In 1957, Major Fisher returned to Quantico where he instructed new officers at The Basic School. In 1962, he attended the Armed Forces Staff College in Norfolk, Virginia. Upon graduating the course, Fisher was promoted to lieutenant colonel and stationed at Camp H. M. Smith in Hawaii.

Lieutenant Colonel Fisher was then given command of 2nd Battalion, 4th Marines, 1st Marine Expeditionary Brigade on June 4, 1964. At the change of command ceremony at Kāneʻohe Bay, Fisher called his new battalion his "Magnificent Bastards," a nickname which has stuck to 2/4.

== Vietnam War ==
In May 1965, 2/4 was reassigned to the 3rd Marine Division and deployed to Vietnam, arriving at Chu Lai. On August 18, 1965, Lieutenant Colonel Fisher led his battalion in a helicopter assault near Van Tuong, commencing Operation Starlite. Fisher led his Marines during four days of continuous combat with very little sleep.
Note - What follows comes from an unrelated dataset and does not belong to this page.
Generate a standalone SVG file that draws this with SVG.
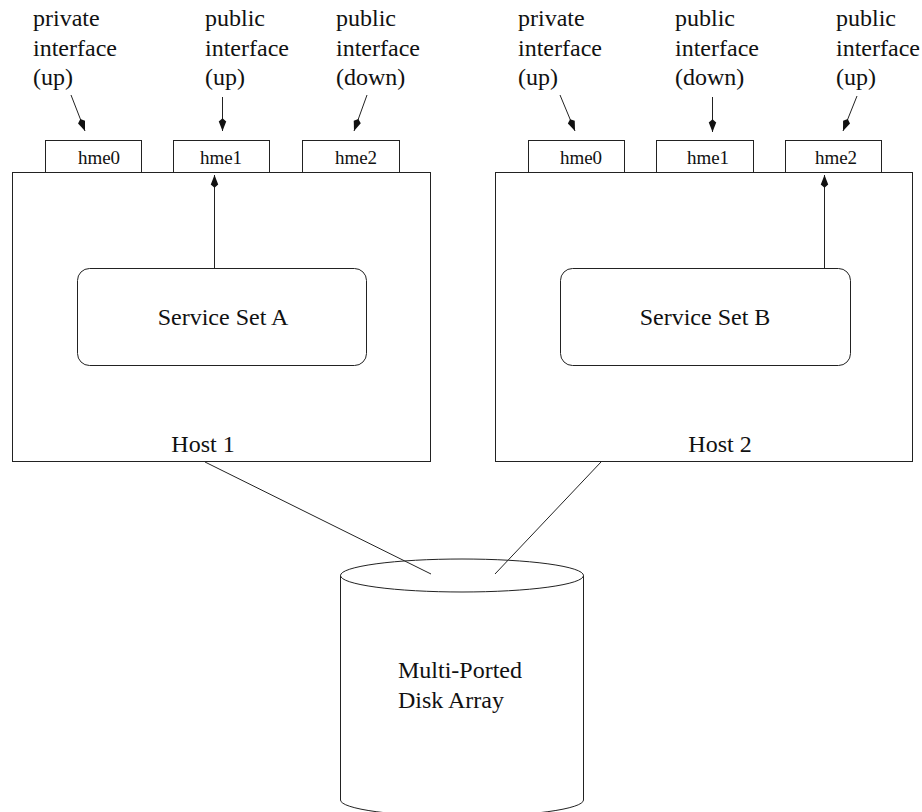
<svg xmlns="http://www.w3.org/2000/svg" width="922" height="812" viewBox="0 0 922 812">
  <style>
    .box { fill: none; stroke: #222; stroke-width: 1; }
    .wire { fill: none; stroke: #222; stroke-width: 1; }
    .lbl { font-family: 'Liberation Serif', 'Times New Roman', serif; font-size: 24px; fill: #111; }
    .nic { font-family: 'Liberation Serif', 'Times New Roman', serif; font-size: 19px; fill: #111; text-anchor: middle; }
    .mid { text-anchor: middle; }
  </style>
  <defs>
    <marker id="head" markerUnits="userSpaceOnUse" markerWidth="16" markerHeight="10" viewBox="-14 -4.5 15 9" refX="0" refY="0" orient="auto">
      <path d="M0,0 L-9,-3.5 L-12,0 L-9,3.5 Z" fill="#111"/>
    </marker>
  </defs>
  <rect width="922" height="812" fill="#fff"/>

  <!-- Host 1 -->
  <g id="host1">
    <rect class="box" x="12.5" y="172.5" width="418" height="289"/>
    <text class="lbl mid" x="203" y="452">Host 1</text>
  </g>
  <g id="host1-hme0">
    <rect class="box" x="45.5" y="140.5" width="96" height="32"/>
    <text class="nic" x="99" y="164">hme0</text>
  </g>
  <g id="host1-hme1">
    <rect class="box" x="173.5" y="140.5" width="96" height="32"/>
    <text class="nic" x="221" y="164">hme1</text>
  </g>
  <g id="host1-hme2">
    <rect class="box" x="302.5" y="140.5" width="97" height="32"/>
    <text class="nic" x="356" y="164">hme2</text>
  </g>
  <g id="service-a">
    <rect class="box" x="77.5" y="268.5" width="289" height="97" rx="12" ry="12"/>
    <text class="lbl mid" x="223" y="325">Service Set A</text>
  </g>

  <!-- Host 2 -->
  <g id="host2">
    <rect class="box" x="495.5" y="172.5" width="417" height="289"/>
    <text class="lbl mid" x="720" y="452">Host 2</text>
  </g>
  <g id="host2-hme0">
    <rect class="box" x="528.5" y="140.5" width="96" height="32"/>
    <text class="nic" x="581" y="164">hme0</text>
  </g>
  <g id="host2-hme1">
    <rect class="box" x="656.5" y="140.5" width="97" height="32"/>
    <text class="nic" x="708" y="164">hme1</text>
  </g>
  <g id="host2-hme2">
    <rect class="box" x="785.5" y="140.5" width="96" height="32"/>
    <text class="nic" x="836" y="164">hme2</text>
  </g>
  <g id="service-b">
    <rect class="box" x="560.5" y="268.5" width="290" height="97" rx="12" ry="12"/>
    <text class="lbl mid" x="705" y="325">Service Set B</text>
  </g>

  <!-- Interface state labels -->
  <g id="label-h1-hme0">
    <text class="lbl" x="33" y="26">private</text>
    <text class="lbl" x="33" y="56">interface</text>
    <text class="lbl" x="33" y="85">(up)</text>
  </g>
  <g id="label-h1-hme1">
    <text class="lbl" x="205" y="26">public</text>
    <text class="lbl" x="205" y="56">interface</text>
    <text class="lbl" x="205" y="85">(up)</text>
  </g>
  <g id="label-h1-hme2">
    <text class="lbl" x="336" y="26">public</text>
    <text class="lbl" x="336" y="56">interface</text>
    <text class="lbl" x="336" y="85">(down)</text>
  </g>
  <g id="label-h2-hme0">
    <text class="lbl" x="518" y="26">private</text>
    <text class="lbl" x="518" y="56">interface</text>
    <text class="lbl" x="518" y="85">(up)</text>
  </g>
  <g id="label-h2-hme1">
    <text class="lbl" x="675" y="26">public</text>
    <text class="lbl" x="675" y="56">interface</text>
    <text class="lbl" x="675" y="85">(down)</text>
  </g>
  <g id="label-h2-hme2">
    <text class="lbl" x="836" y="26">public</text>
    <text class="lbl" x="836" y="56">interface</text>
    <text class="lbl" x="836" y="85">(up)</text>
  </g>

  <!-- Multi-ported disk array -->
  <g id="disk">
    <path class="box" d="M340.5,575.5 L340.5,800 A121.5,16.5 0 0 0 583.5,800 L583.5,575.5"/>
    <ellipse class="box" cx="462" cy="575.5" rx="121.5" ry="16.5"/>
    <text class="lbl" x="398" y="678">Multi-Ported</text>
    <text class="lbl" x="398" y="708">Disk Array</text>
  </g>

  <!-- Connectors -->
  <g id="connectors">
    <line class="wire" x1="71" y1="95" x2="85" y2="131" marker-end="url(#head)"/>
    <line class="wire" x1="222.5" y1="97" x2="222.5" y2="131" marker-end="url(#head)"/>
    <line class="wire" x1="367" y1="95" x2="354" y2="131" marker-end="url(#head)"/>
    <line class="wire" x1="560" y1="95" x2="575" y2="131" marker-end="url(#head)"/>
    <line class="wire" x1="712.5" y1="97" x2="712.5" y2="132" marker-end="url(#head)"/>
    <line class="wire" x1="857" y1="96" x2="843" y2="131" marker-end="url(#head)"/>
    <line class="wire" x1="214.5" y1="268" x2="214.5" y2="175" marker-end="url(#head)"/>
    <line class="wire" x1="824.5" y1="268" x2="824.5" y2="175" marker-end="url(#head)"/>
    <line class="wire" x1="205" y1="462" x2="431" y2="574"/>
    <line class="wire" x1="601" y1="462" x2="495" y2="574"/>
  </g>
</svg>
By August 24, Lieutenant Colonel Fisher’s battalion had killed more than 300 of the enemy. For his actions during Operation Starlite, Fisher was awarded his second Silver Star.

== Later life ==
In 1968, Colonel Fisher retired from the Marines in North Carolina. Joseph R. Fisher died of a heart attack while playing golf on January 19, 1981, in Whispering Pines, North Carolina.